Why does the formula for decreasing intensity of radiation only work for gamma rays? $I(x) = I_0 \cdot e^{~-u \cdot x}$
Where u is the linear attenuation coefficient
And how does this relate to the following
$N(x) = N_0 \cdot e^{~-u \cdot x}$
Where N is the count rate of the beam typically measured by a GM counter.
 A: A gamma photon is either absorbed or carries on through matter without being changed. This implies that the probability, $K$, per unit distance travelled of a gamma being absorbed is independent of how far the gamma has travelled. So we have
$$\frac{(–dN)/N}{dx}=K \ \ \ \ \ \ \text{that is}\ \ \ \ \ \ \frac{dN}{dx}=\ –KN$$
Integration leads to the equation you have quoted.
Alphas and betas lose their kinetic energy bit by bit is a series of ionisation events, so the further they have travelled, the slower they get. Eventually they stop. This finite range is quite unlike the exponential fall-off in gamma intensity with distance.
A: 
Why does the formula for decreasing intensity of radiation only work for gamma rays?

Incorrect. Beer–Lambert law works for many radiation types, including photons (gamma rays, visible light, ...), neutrons, etc. General form of Lambert law sounds :
$$ A = \varepsilon \ell c $$
Where $A$ is absorbance, $\varepsilon$ is the molar attenuation coefficient, $\ell$ is the radiation path length, and $c$ is is the concentration of the attenuating species.

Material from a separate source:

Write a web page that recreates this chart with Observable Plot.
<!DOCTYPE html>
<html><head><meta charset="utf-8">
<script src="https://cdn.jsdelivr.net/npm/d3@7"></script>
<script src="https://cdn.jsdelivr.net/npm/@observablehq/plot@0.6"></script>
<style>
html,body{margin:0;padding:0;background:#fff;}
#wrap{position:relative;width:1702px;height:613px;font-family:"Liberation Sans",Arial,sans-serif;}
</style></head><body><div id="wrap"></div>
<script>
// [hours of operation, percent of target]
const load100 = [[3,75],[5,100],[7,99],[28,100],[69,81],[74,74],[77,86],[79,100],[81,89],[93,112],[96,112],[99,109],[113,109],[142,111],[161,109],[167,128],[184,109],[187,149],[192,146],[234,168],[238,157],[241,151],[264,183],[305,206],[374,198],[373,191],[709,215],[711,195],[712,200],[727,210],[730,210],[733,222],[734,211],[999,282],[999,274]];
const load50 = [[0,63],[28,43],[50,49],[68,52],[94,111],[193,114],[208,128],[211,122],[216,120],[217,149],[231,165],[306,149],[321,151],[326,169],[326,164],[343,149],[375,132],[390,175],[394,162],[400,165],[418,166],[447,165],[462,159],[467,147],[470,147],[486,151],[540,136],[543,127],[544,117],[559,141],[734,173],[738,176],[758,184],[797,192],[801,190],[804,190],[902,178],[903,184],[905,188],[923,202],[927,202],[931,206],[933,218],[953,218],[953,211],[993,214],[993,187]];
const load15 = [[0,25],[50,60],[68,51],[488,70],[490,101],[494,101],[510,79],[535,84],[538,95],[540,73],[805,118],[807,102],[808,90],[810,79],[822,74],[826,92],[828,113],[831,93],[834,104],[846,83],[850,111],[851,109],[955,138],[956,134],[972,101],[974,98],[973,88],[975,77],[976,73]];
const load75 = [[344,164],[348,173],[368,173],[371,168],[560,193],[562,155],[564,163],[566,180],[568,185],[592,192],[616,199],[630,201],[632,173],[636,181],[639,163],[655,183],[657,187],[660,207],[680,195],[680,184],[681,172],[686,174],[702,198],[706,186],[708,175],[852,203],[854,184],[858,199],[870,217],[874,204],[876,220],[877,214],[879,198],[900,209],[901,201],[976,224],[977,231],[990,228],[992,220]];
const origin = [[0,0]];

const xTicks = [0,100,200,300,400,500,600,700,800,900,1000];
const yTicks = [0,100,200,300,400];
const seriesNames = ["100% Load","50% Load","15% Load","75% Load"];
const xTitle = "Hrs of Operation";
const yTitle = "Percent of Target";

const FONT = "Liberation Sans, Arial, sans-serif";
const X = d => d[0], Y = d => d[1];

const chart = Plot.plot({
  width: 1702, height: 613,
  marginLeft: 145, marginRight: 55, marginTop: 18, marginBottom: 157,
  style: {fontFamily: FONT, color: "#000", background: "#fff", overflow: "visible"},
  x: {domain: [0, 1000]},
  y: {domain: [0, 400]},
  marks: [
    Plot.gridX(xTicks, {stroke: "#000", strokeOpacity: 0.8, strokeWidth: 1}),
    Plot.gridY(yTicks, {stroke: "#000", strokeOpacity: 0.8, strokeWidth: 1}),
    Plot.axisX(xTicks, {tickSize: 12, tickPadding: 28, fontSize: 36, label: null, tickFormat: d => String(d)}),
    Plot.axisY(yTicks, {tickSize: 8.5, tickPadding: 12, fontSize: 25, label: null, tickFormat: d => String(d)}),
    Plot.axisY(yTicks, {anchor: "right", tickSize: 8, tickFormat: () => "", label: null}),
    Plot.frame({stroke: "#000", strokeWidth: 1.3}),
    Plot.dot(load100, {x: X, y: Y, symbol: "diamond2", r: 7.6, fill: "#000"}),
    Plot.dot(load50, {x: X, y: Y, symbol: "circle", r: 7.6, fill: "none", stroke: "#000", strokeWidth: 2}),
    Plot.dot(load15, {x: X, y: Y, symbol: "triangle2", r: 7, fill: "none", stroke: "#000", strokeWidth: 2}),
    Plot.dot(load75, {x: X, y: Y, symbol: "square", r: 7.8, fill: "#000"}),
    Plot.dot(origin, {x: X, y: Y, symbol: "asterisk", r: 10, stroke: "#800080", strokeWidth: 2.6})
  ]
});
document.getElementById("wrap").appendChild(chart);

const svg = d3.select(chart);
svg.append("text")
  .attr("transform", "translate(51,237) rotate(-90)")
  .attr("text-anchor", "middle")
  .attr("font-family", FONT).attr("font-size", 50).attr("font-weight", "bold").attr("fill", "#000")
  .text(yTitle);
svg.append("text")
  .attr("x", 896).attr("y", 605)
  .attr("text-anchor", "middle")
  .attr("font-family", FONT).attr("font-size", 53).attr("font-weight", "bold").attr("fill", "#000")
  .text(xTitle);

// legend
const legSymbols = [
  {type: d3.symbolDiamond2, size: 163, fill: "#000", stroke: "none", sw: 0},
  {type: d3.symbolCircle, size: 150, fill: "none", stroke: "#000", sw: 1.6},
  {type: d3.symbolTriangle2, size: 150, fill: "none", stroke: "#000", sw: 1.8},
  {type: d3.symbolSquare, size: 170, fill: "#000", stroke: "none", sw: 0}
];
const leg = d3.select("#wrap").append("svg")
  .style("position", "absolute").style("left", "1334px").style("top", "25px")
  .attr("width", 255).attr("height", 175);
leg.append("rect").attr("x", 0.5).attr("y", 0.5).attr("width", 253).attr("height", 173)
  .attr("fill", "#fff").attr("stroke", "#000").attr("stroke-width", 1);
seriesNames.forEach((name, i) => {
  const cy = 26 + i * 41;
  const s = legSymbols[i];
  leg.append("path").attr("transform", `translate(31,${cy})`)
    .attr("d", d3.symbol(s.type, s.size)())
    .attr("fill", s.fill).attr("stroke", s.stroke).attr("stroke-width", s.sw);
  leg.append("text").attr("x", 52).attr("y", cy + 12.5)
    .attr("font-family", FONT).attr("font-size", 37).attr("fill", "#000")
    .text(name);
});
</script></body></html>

Absorbance can be defined as :
$$ A=\ln\left(\frac {I_0}{I}\right) $$
Where $I_0$ is incident ray intensity, $I$ - transmitted ray intensity. Substituting this into equation above and using logarithm rules for expressing logarithm argument and making a couple adjustments, gives :
$$ I=I_0 e^{-\varepsilon~ \ell ~c} $$
This is in case attenuation coefficient is uniform in all media, otherwise one needs to integrate with respect to $\varepsilon(\ell)$.